Gazeta Mercantil – O que acha de designers que criam sob encomenda? Tem que ser assim. Essa questão é muito interessante porque o Brasil tem um parque industrial muito grande e rico. Mas ele nunca foi focado para o mercado interno e para a inovação. O parque moveleiro cresceu com uma tecnologia surpreendente, com preço competitivo, com projetos estrangeiros e duvidosos. Sempre para a massa. No mundo inteiro, não dá para dizer que o design popular teve uma atenção especial. Eles cresceram, mas sem design, só fazendo cópia. Hoje, com as políticas monetárias, esse parque começou a querer entender o mercado interno e trazer novidade. Só que essa cultura não existia.
Gazeta Mercantil – Não existia visão? Se não há design, porque há a necessidade de profissionalizar o mercado, criar uma faculdade? Não há motivo. Tudo é muito novo no país. Ainda mais agora que o mundo está em crise. Agora não existe mais opção. O mundo olha para o mercado interno. O design brasileiro está borbulhando.
Gazeta Mercantil – Fale um pouco da sua experiência na loja Teto. A Teto foi um case fantástico. Eu fiquei dois anos na loja. Montei o conceito e os produtos. Criamos, eu e meu sócio na época Sérgio Fix, uma marca com identidade, eventos que interligavam a moda, a arte, a música e o mobiliário no mesmo espaço. Era uma loja guerrilha. Em um sábado. a gente vendia tudo, apareciam cerca de 700 pessoas. O mundo assim é hoje, tudo interligado.
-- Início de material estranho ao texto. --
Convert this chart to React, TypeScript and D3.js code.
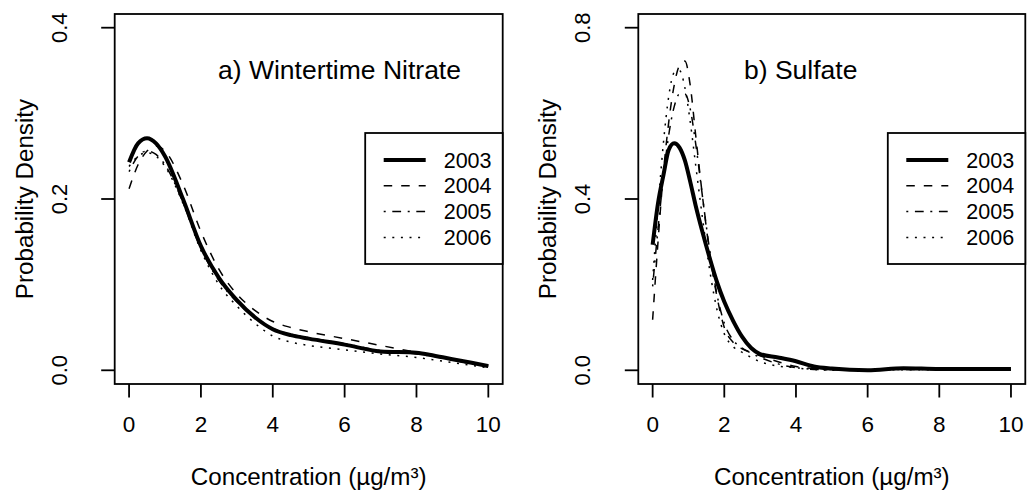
import { scaleLinear, line, curveMonotoneX } from "d3";

// Concentration grid for each panel (µg/m³)
const nitrateX = [0, 0.25, 0.5, 0.75, 1, 1.5, 2, 2.5, 3, 3.5, 4, 4.5, 5, 6, 7, 8, 8.5, 9, 9.5, 10];
const nitrate2003 = [0.243, 0.265, 0.271, 0.265, 0.25, 0.2, 0.145, 0.108, 0.082, 0.062, 0.048, 0.041, 0.037, 0.03, 0.022, 0.0205, 0.017, 0.013, 0.009, 0.005];
const nitrate2004 = [0.212, 0.24, 0.256, 0.262, 0.256, 0.217, 0.162, 0.118, 0.089, 0.07, 0.057, 0.05, 0.045, 0.037, 0.029, 0.021, 0.017, 0.013, 0.009, 0.005];
const nitrate2005 = [0.232, 0.25, 0.256, 0.252, 0.24, 0.196, 0.142, 0.105, 0.08, 0.062, 0.049, 0.042, 0.038, 0.031, 0.023, 0.019, 0.016, 0.012, 0.008, 0.005];
const nitrate2006 = [0.238, 0.25, 0.254, 0.25, 0.238, 0.195, 0.14, 0.1, 0.075, 0.055, 0.04, 0.033, 0.029, 0.024, 0.019, 0.015, 0.012, 0.009, 0.006, 0.003];

const sulfateX = [0, 0.15, 0.3, 0.45, 0.6, 0.75, 0.9, 1.05, 1.2, 1.4, 1.6, 1.8, 2, 2.25, 2.5, 2.75, 3, 3.5, 4, 4.5, 5, 6, 7, 8, 9, 10];
const sulfate2003 = [0.293, 0.39, 0.455, 0.515, 0.53, 0.52, 0.49, 0.44, 0.385, 0.32, 0.26, 0.205, 0.16, 0.115, 0.078, 0.052, 0.038, 0.03, 0.021, 0.009, 0.004, 0.0, 0.005, 0.003, 0.003, 0.003];
const sulfate2004 = [0.118, 0.3, 0.46, 0.58, 0.665, 0.712, 0.722, 0.665, 0.55, 0.4, 0.27, 0.17, 0.1, 0.065, 0.05, 0.042, 0.034, 0.02, 0.009, 0.004, 0.002, 0.001, 0.004, 0.003, 0.002, 0.002];
const sulfate2005 = [0.196, 0.33, 0.45, 0.55, 0.615, 0.645, 0.645, 0.61, 0.53, 0.4, 0.275, 0.175, 0.11, 0.07, 0.052, 0.04, 0.03, 0.015, 0.006, 0.002, 0.001, 0.0, 0.002, 0.002, 0.001, 0.001];
const sulfate2006 = [0.211, 0.38, 0.53, 0.64, 0.695, 0.7, 0.66, 0.58, 0.48, 0.35, 0.23, 0.14, 0.085, 0.055, 0.042, 0.03, 0.02, 0.01, 0.006, 0.002, 0.0, 0.001, 0.001, 0.001, 0.001, 0.001];

const years = ["2003", "2004", "2005", "2006"];
const xTicks = [0, 2, 4, 6, 8, 10];
const nitrateYTicks = [0, 0.2, 0.4];
const sulfateYTicks = [0, 0.4, 0.8];

// R style line types
const lineStyles = [
  { width: 4, dash: "none" },
  { width: 1.5, dash: "8.5 9" },
  { width: 1.5, dash: "2 6.6 8.8 6.6" },
  { width: 1.5, dash: "2 6.6" },
];

const FONT = "'Liberation Sans', Arial, Helvetica, sans-serif";
const top = 14;
const bottom = 384;

const Panel = ({ x0, x1, xs, series, yMax, yTicks, title, titleX }) => {
  const xScale = scaleLinear().domain([-0.4, 10.4]).range([x0, x1]);
  const pad = yMax * 0.04;
  const yScale = scaleLinear().domain([-pad, yMax + pad]).range([bottom, top]);
  const path = line().x((d) => xScale(d[0])).y((d) => yScale(d[1])).curve(curveMonotoneX);

  const legX0 = x1 - 137.5;
  const legY0 = 133;
  const rowY = (i) => 160 + i * 25.8;

  return (
    <g>
      {series.map((vals, i) => (
        <path
          key={years[i]}
          d={path(xs.map((x, j) => [x, vals[j]]))}
          fill="none"
          stroke="#000"
          strokeWidth={lineStyles[i].width}
          strokeDasharray={lineStyles[i].dash}
          strokeLinejoin="round"
        />
      ))}
      <rect x={x0} y={top} width={x1 - x0} height={bottom - top} fill="none" stroke="#000" strokeWidth={1.8} />

      {/* x axis */}
      {xTicks.map((t) => (
        <g key={t}>
          <line x1={xScale(t)} x2={xScale(t)} y1={bottom} y2={bottom + 13.5} stroke="#000" strokeWidth={1.8} />
          <text x={xScale(t)} y={432} textAnchor="middle" fontSize={22.5}>{t}</text>
        </g>
      ))}
      <text x={(x0 + x1) / 2} y={485} textAnchor="middle" fontSize={24.2}>Concentration (µg/m³)</text>

      {/* y axis */}
      {yTicks.map((t) => (
        <g key={t}>
          <line x1={x0} x2={x0 - 13.5} y1={yScale(t)} y2={yScale(t)} stroke="#000" strokeWidth={1.8} />
          <text transform={`translate(${x0 - 48},${yScale(t)}) rotate(-90)`} textAnchor="middle" fontSize={22}>
            {t.toFixed(1)}
          </text>
        </g>
      ))}
      <text transform={`translate(${x0 - 82},${(top + bottom) / 2}) rotate(-90)`} textAnchor="middle" fontSize={24.2}>
        Probability Density
      </text>

      <text x={titleX} y={79} fontSize={26.5}>{title}</text>

      {/* legend */}
      <rect x={legX0} y={legY0} width={x1 - legX0} height={131} fill="#fff" stroke="#000" strokeWidth={1.8} />
      {years.map((yr, i) => (
        <g key={yr}>
          <line
            x1={legX0 + 18.5}
            x2={legX0 + 60.5}
            y1={rowY(i)}
            y2={rowY(i)}
            stroke="#000"
            strokeWidth={lineStyles[i].width}
            strokeDasharray={lineStyles[i].dash}
          />
          <text x={legX0 + 78.5} y={rowY(i) + 7.5} fontSize={21.5}>{yr}</text>
        </g>
      ))}
    </g>
  );
};

export default function App() {
  return (
    <svg
      width={1027}
      height={491}
      style={{ position: "absolute", left: 0, top: 0, background: "#fff", fontFamily: FONT }}
    >
      <rect width={1027} height={491} fill="#fff" />
      <Panel
        x0={114.7}
        x1={502.7}
        xs={nitrateX}
        series={[nitrate2003, nitrate2004, nitrate2005, nitrate2006]}
        yMax={0.4}
        yTicks={nitrateYTicks}
        title="a) Wintertime Nitrate"
        titleX={218}
      />
      <Panel
        x0={638.3}
        x1={1025.3}
        xs={sulfateX}
        series={[sulfate2003, sulfate2004, sulfate2005, sulfate2006]}
        yMax={0.8}
        yTicks={sulfateYTicks}
        title="b) Sulfate"
        titleX={744}
      />
    </svg>
  );
}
Gazeta Mercantil – Você fala com vários públicos. Clientes particulares, empresas, o público que te assiste na TV e te ouve no rádio. Eu volto para a experiência da natação. Eu ficava com meu amigo Sombra e com a elite do ABC. Isso é natural para mim. Quanto mais eu falo que quero trabalhar para as classes C e D, mais a elite me procura. O meu desejo é fazer a Rosenbaum de Coração vingar em larga escala, mas eu não vou largar a minha identidade.
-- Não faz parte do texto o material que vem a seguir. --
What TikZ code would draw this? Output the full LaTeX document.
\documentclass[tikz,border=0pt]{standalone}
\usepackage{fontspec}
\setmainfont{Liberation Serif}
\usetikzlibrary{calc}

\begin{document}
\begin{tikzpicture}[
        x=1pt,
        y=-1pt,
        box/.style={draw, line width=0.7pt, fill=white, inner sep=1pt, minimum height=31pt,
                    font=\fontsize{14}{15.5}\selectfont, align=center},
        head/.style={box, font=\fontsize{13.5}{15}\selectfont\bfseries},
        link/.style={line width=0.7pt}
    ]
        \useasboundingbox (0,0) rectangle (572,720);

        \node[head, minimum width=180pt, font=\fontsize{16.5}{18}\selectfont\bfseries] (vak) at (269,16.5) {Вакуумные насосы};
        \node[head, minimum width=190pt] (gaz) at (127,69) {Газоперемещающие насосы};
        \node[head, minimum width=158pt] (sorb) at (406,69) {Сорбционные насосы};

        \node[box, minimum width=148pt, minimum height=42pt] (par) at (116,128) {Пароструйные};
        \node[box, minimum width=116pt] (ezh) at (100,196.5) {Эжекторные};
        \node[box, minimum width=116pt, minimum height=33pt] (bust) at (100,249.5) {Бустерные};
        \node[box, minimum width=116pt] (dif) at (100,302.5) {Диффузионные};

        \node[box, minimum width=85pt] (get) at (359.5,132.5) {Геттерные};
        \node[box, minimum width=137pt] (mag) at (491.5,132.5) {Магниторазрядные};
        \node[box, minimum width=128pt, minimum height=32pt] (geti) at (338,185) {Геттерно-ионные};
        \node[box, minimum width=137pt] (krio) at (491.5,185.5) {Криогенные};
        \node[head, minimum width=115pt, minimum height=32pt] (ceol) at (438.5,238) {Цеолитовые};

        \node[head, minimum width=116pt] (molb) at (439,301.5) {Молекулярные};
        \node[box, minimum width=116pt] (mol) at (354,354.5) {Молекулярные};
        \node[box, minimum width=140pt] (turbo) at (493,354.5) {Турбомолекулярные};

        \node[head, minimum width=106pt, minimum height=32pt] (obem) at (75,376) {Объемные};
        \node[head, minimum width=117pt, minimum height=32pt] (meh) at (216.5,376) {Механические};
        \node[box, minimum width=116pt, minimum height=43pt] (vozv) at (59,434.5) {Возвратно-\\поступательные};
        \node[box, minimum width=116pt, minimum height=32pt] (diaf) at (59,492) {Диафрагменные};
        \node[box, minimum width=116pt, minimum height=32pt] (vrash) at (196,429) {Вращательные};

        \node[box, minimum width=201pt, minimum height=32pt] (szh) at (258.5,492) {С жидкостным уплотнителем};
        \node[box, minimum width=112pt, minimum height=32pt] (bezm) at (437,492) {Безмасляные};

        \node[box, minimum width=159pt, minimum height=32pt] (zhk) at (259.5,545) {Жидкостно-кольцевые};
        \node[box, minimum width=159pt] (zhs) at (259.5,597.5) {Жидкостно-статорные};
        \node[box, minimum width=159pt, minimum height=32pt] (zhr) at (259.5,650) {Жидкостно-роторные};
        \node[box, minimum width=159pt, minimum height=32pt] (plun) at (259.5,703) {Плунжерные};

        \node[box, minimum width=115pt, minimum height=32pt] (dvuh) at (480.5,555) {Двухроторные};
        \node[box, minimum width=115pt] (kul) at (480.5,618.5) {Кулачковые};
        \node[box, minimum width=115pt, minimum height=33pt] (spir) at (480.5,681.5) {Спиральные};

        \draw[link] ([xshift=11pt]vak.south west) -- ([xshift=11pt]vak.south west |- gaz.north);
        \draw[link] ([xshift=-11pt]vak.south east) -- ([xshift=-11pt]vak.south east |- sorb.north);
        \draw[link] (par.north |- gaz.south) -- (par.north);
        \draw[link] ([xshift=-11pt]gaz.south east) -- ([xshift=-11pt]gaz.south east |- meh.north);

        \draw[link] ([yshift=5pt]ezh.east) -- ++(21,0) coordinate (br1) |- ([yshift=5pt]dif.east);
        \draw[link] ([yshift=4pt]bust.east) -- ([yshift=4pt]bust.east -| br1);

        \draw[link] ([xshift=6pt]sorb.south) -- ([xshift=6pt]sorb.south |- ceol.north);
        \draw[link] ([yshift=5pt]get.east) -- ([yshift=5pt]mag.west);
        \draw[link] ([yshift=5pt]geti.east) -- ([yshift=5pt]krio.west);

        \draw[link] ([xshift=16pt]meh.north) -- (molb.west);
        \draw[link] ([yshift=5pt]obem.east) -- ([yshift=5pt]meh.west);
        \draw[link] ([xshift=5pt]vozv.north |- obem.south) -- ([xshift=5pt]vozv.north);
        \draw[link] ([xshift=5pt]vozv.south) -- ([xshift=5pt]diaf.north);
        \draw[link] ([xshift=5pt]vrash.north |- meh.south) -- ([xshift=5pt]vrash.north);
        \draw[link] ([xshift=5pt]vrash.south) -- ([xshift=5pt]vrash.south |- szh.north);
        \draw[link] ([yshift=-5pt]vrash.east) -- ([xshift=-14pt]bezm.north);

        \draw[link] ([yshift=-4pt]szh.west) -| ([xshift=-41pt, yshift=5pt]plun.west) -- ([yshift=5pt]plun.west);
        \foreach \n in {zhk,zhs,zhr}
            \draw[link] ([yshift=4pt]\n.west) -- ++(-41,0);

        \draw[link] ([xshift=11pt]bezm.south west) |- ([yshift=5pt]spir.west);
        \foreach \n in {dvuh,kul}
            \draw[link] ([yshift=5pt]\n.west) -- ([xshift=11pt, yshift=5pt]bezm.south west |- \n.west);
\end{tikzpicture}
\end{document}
Gazeta Mercantil – Quando a elite te contrata, o que ela quer? O meu pensamento. É muito legal o que está acontecendo. Somos procurados pelo que somos. Eu trabalho a humanidade, a brasilidade, a memória dos espaços, a inclusão. Eu viajo muito pelo Brasil, dou palestras.
Gazeta Mercantil – Sobre o que você fala? Empresas como o Sebrae, Suvinil, Bosch, Black & Decker e até faculdades me chamam. Eu apresento o meu processo de pensamento. Não explico se azul combina com rosa. Eu mostro que o importante é o gosto. Falei com a Infraero no ano passado para uma platéia de 1.200 pessoas. Foi uma experiência fantástica. Estavam lá o presidente e a funcionária mais simples. Todo mundo ficou quieto. Eu fiquei arrepiado. Esse público me entende, eles percebem que eu falo de auto-estima. Eu falo que me inspiro no maracatu, que pego móvel no lixo para usar na Casa Cor.
Gazeta Mercantil – Como é a casa dos seus pais? Já fez intervenções lá? Ah, eu já reformei várias casas da minha família… Meus pais sempre tiveram muita noção de estética, aprendi muito com eles, eles curtem muito a casa. Fazíamos muitas viagens para o sul do País – meu pai é alemão. Íamos para Joinville e Blumenau, mas antes a gente passava em Foz do Iguaçu para comprar tapete, estátua. Era uma aventura. A gente ficava horas escolhendo o tapete para a sala. E ao mesmo tempo, ir para lá era a forma do meu pai resgatar a família. Era a colcha de retalhos deles.
Gazeta Mercantil – O que é a Rosenbaum de Coração? O primeiro produto dessa empresa é o programa de rádio, Decoração pra você, na rádio Globo AM. Começamos em dezembro. Impactei 32 milhões de pessoas desde então. Tem o blog também, são cinco mil pessoas que visitam (www.rosenbaum.com.br). A idéia é abrir o espectro e atingir cada vez mais pessoas.